Hong Kong protest numbers dwindle as talks make slow progress

 Small knots of pro-democracy demonstrators remained on Hong Kong`s streets Tuesday after protest leaders agreed to talks with the government and some students returned to school to study for exams.

Hong Kong: Small knots of pro-democracy demonstrators remained on Hong Kong`s streets Tuesday after protest leaders agreed to talks with the government and some students returned to school to study for exams.

Talks between the government and student leaders are progressing at a snail`s pace, although even protest leaders are now acutely worried that further disruption could alienate supporters.

The mass protests for fully free elections have brought parts of the city to a standstill for more than a week, and while many in the city remain supportive of the movement, they also want to resume their daily lives.

A second round of "preparatory talks" was held late Monday night in a bid to set conditions for formal negotiations. 

Students had already agreed to talks with Chief Secretary Carrie Lam but called them off on Friday after what they described as "organised attacks" on protesters at the Mong Kok demonstration site.

"We will have multiple rounds of negotiation," said Lester Shum late Monday, deputy secretary general of the Hong Kong Federation of Students (HKFS).

Tuesday saw another day of traffic mayhem, with diversions still in place causing nose-to-tail jams and commuter frustration, truncated bus routes and the reopening of primary schools adding to the chaos. 

The few protesters that remain are still determined to make their point -- although they are unsure of the result. 

"To be honest, I don`t have confidence that we can succeed. But whether we succeed or not, I am giving my best. I also learned that we can speak out when it is needed," said Dickson Yeung, 20, who works as a customer relations officer.

"I still have hopes that we can achieve our goal of having true democracy," said May Lim, a 19-year-old university student, who has been protesting at the Admiralty site for a week.

But she added that she would have to return to classes to work for exams.

"I skipped classes completely last week. Except resting for a day or two, I have been staying here all day long. But this week I am going to classes. Mid-term tests are coming," she said.Numbers of demonstrators had grown since early morning but remained low at the protest sites as well as outside the central government offices. 

A cabinet meeting due to be held Tuesday at the government complex was relocated, although workers there were moving freely in and out.

The opening of the city`s de-facto parliament scheduled for Wednesday was also postponed to next week.

"I am not assured that there is a quiet and safe environment in the surroundings for a meeting to be held," Legislative Council president Jasper Tsang said.

"We do not easily change meeting schedules. It is a very special situation at an extraordinary time." 

A four-day environment symposium which was to gather 11 Nobel laureates in Hong Kong from Wednesday, was also scrapped due to "sustained disruptions in the city".

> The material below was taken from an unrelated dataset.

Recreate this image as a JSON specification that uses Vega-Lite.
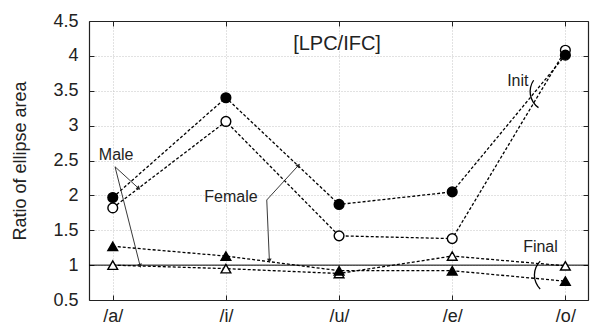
{
  "$schema": "https://vega.github.io/schema/vega-lite/v6.json",
  "width": 499,
  "height": 279,
  "autosize": {"type": "none"},
  "padding": {"left": 89, "top": 21, "right": 4, "bottom": 25},
  "config": {
    "view": {"stroke": null},
    "font": "Liberation Sans",
    "axis": {
      "domainColor": "#222",
      "tickColor": "#222",
      "labelColor": "#222",
      "titleColor": "#222",
      "labelFont": "Liberation Sans",
      "titleFont": "Liberation Sans",
      "labelFontSize": 18,
      "titleFontSize": 18,
      "titleFontWeight": "normal",
      "tickSize": -5,
      "domainWidth": 1.2,
      "tickWidth": 1,
      "labelOverlap": false
    }
  },
  "datasets": {
    "series": [
      {"vowel": "/a/", "i": 0, "group": "Male Init", "value": 1.82},
      {"vowel": "/i/", "i": 1, "group": "Male Init", "value": 3.06},
      {"vowel": "/u/", "i": 2, "group": "Male Init", "value": 1.42},
      {"vowel": "/e/", "i": 3, "group": "Male Init", "value": 1.38},
      {"vowel": "/o/", "i": 4, "group": "Male Init", "value": 4.08},
      {"vowel": "/a/", "i": 0, "group": "Female Init", "value": 1.97},
      {"vowel": "/i/", "i": 1, "group": "Female Init", "value": 3.40},
      {"vowel": "/u/", "i": 2, "group": "Female Init", "value": 1.87},
      {"vowel": "/e/", "i": 3, "group": "Female Init", "value": 2.05},
      {"vowel": "/o/", "i": 4, "group": "Female Init", "value": 4.01},
      {"vowel": "/a/", "i": 0, "group": "Male Final", "value": 1.00},
      {"vowel": "/i/", "i": 1, "group": "Male Final", "value": 0.95},
      {"vowel": "/u/", "i": 2, "group": "Male Final", "value": 0.88},
      {"vowel": "/e/", "i": 3, "group": "Male Final", "value": 1.13},
      {"vowel": "/o/", "i": 4, "group": "Male Final", "value": 0.99},
      {"vowel": "/a/", "i": 0, "group": "Female Final", "value": 1.27},
      {"vowel": "/i/", "i": 1, "group": "Female Final", "value": 1.13},
      {"vowel": "/u/", "i": 2, "group": "Female Final", "value": 0.92},
      {"vowel": "/e/", "i": 3, "group": "Female Final", "value": 0.92},
      {"vowel": "/o/", "i": 4, "group": "Female Final", "value": 0.77}
    ],
    "ref": [{"y": 1}],
    "arrows": [
      {"id": "m1", "x": 0.02, "y": 2.41, "x2": 0.225, "y2": 2.106},
      {"id": "m2", "x": 0.02, "y": 2.41, "x2": 0.24, "y2": 1.0},
      {"id": "f1", "x": 1.361, "y": 1.934, "x2": 1.638, "y2": 2.425},
      {"id": "f2", "x": 1.361, "y": 1.934, "x2": 1.384, "y2": 1.073}
    ],
    "notes": [
      {"text": "[LPC/IFC]", "kind": "title", "i": 1.982, "y": 4.17},
      {"text": "Male", "kind": "label", "i": 0.03, "y": 2.583},
      {"text": "Female", "kind": "label", "i": 1.045, "y": 1.97},
      {"text": "Init", "kind": "label", "i": 3.58, "y": 3.64},
      {"text": "Final", "kind": "label", "i": 3.78, "y": 1.264}
    ],
    "arcs": [
      {"id": "init", "i": 3.862, "y": 3.489},
      {"id": "final", "i": 3.9, "y": 0.858}
    ]
  },
  "layer": [
    {
      "data": {"name": "series"},
      "mark": {"type": "line", "color": "black", "strokeWidth": 1.3, "strokeDash": [3, 2]},
      "encoding": {
        "x": {
          "field": "i", "type": "quantitative",
          "scale": {"domain": [-0.21, 4.2], "nice": false, "zero": false},
          "axis": {
            "values": [0, 1, 2, 3, 4],
            "labelExpr": "['/a/','/i/','/u/','/e/','/o/'][datum.value]",
            "grid": true, "gridDash": [1, 2], "gridColor": "#c4c4c4",
            "labelPadding": 12, "title": null, "labelOverlap": false
          }
        },
        "y": {
          "field": "value", "type": "quantitative",
          "scale": {"domain": [0.5, 4.5], "nice": false, "zero": false},
          "axis": {
            "values": [0.5, 1, 1.5, 2, 2.5, 3, 3.5, 4, 4.5],
            "format": ".1~f",
            "labelOverlap": false,
            "grid": true, "gridDash": [1, 2], "gridColor": "#c4c4c4",
            "labelPadding": 16,
            "title": "Ratio of ellipse area",
            "titleX": -69, "titleY": 139.5, "titleAngle": -90, "titleBaseline": "middle", "titleAlign": "center"
          }
        },
        "detail": {"field": "group"}
      }
    },
    {
      "data": {"name": "series"},
      "mark": {"type": "point", "opacity": 0},
      "encoding": {
        "x": {"field": "i", "type": "quantitative",
          "axis": {"orient": "top", "values": [0, 1, 2, 3, 4], "labels": false, "grid": false, "title": null}},
        "y": {"field": "value", "type": "quantitative",
          "axis": {"orient": "right", "values": [0.5, 1, 1.5, 2, 2.5, 3, 3.5, 4, 4.5], "labels": false, "grid": false, "title": null}}
      }
    },
    {
      "layer": [
        {
          "data": {"name": "ref"},
          "mark": {"type": "rule", "color": "black", "strokeWidth": 1},
          "encoding": {"y": {"field": "y", "type": "quantitative", "axis": null}}
        },
        {
          "data": {"name": "series"},
          "mark": {"type": "point", "filled": true, "stroke": "black", "strokeWidth": 1.4, "size": 95, "opacity": 1},
          "encoding": {
            "x": {"field": "i", "type": "quantitative", "axis": null},
            "y": {"field": "value", "type": "quantitative", "axis": null},
            "shape": {"field": "group", "type": "nominal", "legend": null,
              "scale": {"domain": ["Male Init", "Female Init", "Male Final", "Female Final"], "range": ["circle", "circle", "triangle-up", "triangle-up"]}},
            "fill": {"field": "group", "type": "nominal", "legend": null,
              "scale": {"domain": ["Male Init", "Female Init", "Male Final", "Female Final"], "range": ["white", "black", "white", "black"]}}
          }
        },
        {
          "data": {"name": "arrows"},
          "mark": {"type": "rule", "color": "#222", "strokeWidth": 0.9},
          "encoding": {
            "x": {"field": "x", "type": "quantitative", "axis": null},
            "y": {"field": "y", "type": "quantitative", "axis": null},
            "x2": {"field": "x2"},
            "y2": {"field": "y2"}
          }
        },
        {
          "data": {"name": "arrows"},
          "transform": [{"filter": "datum.id == 'm1'"}],
          "mark": {"type": "point", "shape": "triangle", "filled": true, "color": "#222", "size": 22, "opacity": 1, "angle": 132},
          "encoding": {"x": {"field": "x2", "type": "quantitative", "axis": null}, "y": {"field": "y2", "type": "quantitative", "axis": null}}
        },
        {
          "data": {"name": "arrows"},
          "transform": [{"filter": "datum.id == 'm2'"}],
          "mark": {"type": "point", "shape": "triangle", "filled": true, "color": "#222", "size": 22, "opacity": 1, "angle": 166},
          "encoding": {"x": {"field": "x2", "type": "quantitative", "axis": null}, "y": {"field": "y2", "type": "quantitative", "axis": null}}
        },
        {
          "data": {"name": "arrows"},
          "transform": [{"filter": "datum.id == 'f1'"}],
          "mark": {"type": "point", "shape": "triangle", "filled": true, "color": "#222", "size": 22, "opacity": 1, "angle": 42},
          "encoding": {"x": {"field": "x2", "type": "quantitative", "axis": null}, "y": {"field": "y2", "type": "quantitative", "axis": null}}
        },
        {
          "data": {"name": "arrows"},
          "transform": [{"filter": "datum.id == 'f2'"}],
          "mark": {"type": "point", "shape": "triangle", "filled": true, "color": "#222", "size": 22, "opacity": 1, "angle": 177.5},
          "encoding": {"x": {"field": "x2", "type": "quantitative", "axis": null}, "y": {"field": "y2", "type": "quantitative", "axis": null}}
        },
        {
          "data": {"name": "notes"},
          "transform": [{"filter": "datum.kind == 'label'"}],
          "mark": {"type": "text", "font": "Liberation Sans", "fontSize": 16, "color": "#222", "align": "center", "baseline": "middle"},
          "encoding": {
            "x": {"field": "i", "type": "quantitative", "axis": null},
            "y": {"field": "y", "type": "quantitative", "axis": null},
            "text": {"field": "text"}
          }
        },
        {
          "data": {"name": "notes"},
          "transform": [{"filter": "datum.kind == 'title'"}],
          "mark": {"type": "text", "font": "Liberation Sans", "fontSize": 20, "color": "#222", "align": "center", "baseline": "middle"},
          "encoding": {
            "x": {"field": "i", "type": "quantitative", "axis": null},
            "y": {"field": "y", "type": "quantitative", "axis": null},
            "text": {"field": "text"}
          }
        },
        {
          "data": {"name": "arcs"},
          "transform": [{"filter": "datum.id == 'init'"}],
          "mark": {"type": "arc", "color": "black", "radius": 20.3, "radius2": 19, "theta": 3.752, "theta2": 5.323},
          "encoding": {"x": {"field": "i", "type": "quantitative", "axis": null}, "y": {"field": "y", "type": "quantitative", "axis": null}}
        },
        {
          "data": {"name": "arcs"},
          "transform": [{"filter": "datum.id == 'final'"}],
          "mark": {"type": "arc", "color": "black", "radius": 20.3, "radius2": 19, "theta": 3.927, "theta2": 5.498},
          "encoding": {"x": {"field": "i", "type": "quantitative", "axis": null}, "y": {"field": "y", "type": "quantitative", "axis": null}}
        }
      ]
    }
  ],
  "resolve": {"axis": {"x": "independent", "y": "independent"}}
}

While some commuters have voiced irritation at their disrupted journeys to work, others are taking advantage of highways which have been temporarily pedestrianised by the protests -- some office workers enjoyed al fresco lunches on the road on a sunny afternoon Tuesday.

"It`s a refreshing change from the usually chaotic traffic," said a telecoms worker who identified himself as Lars and has lived in Hong Kong for six years.

"I`m trying to make the most of the traffic-free road while it lasts."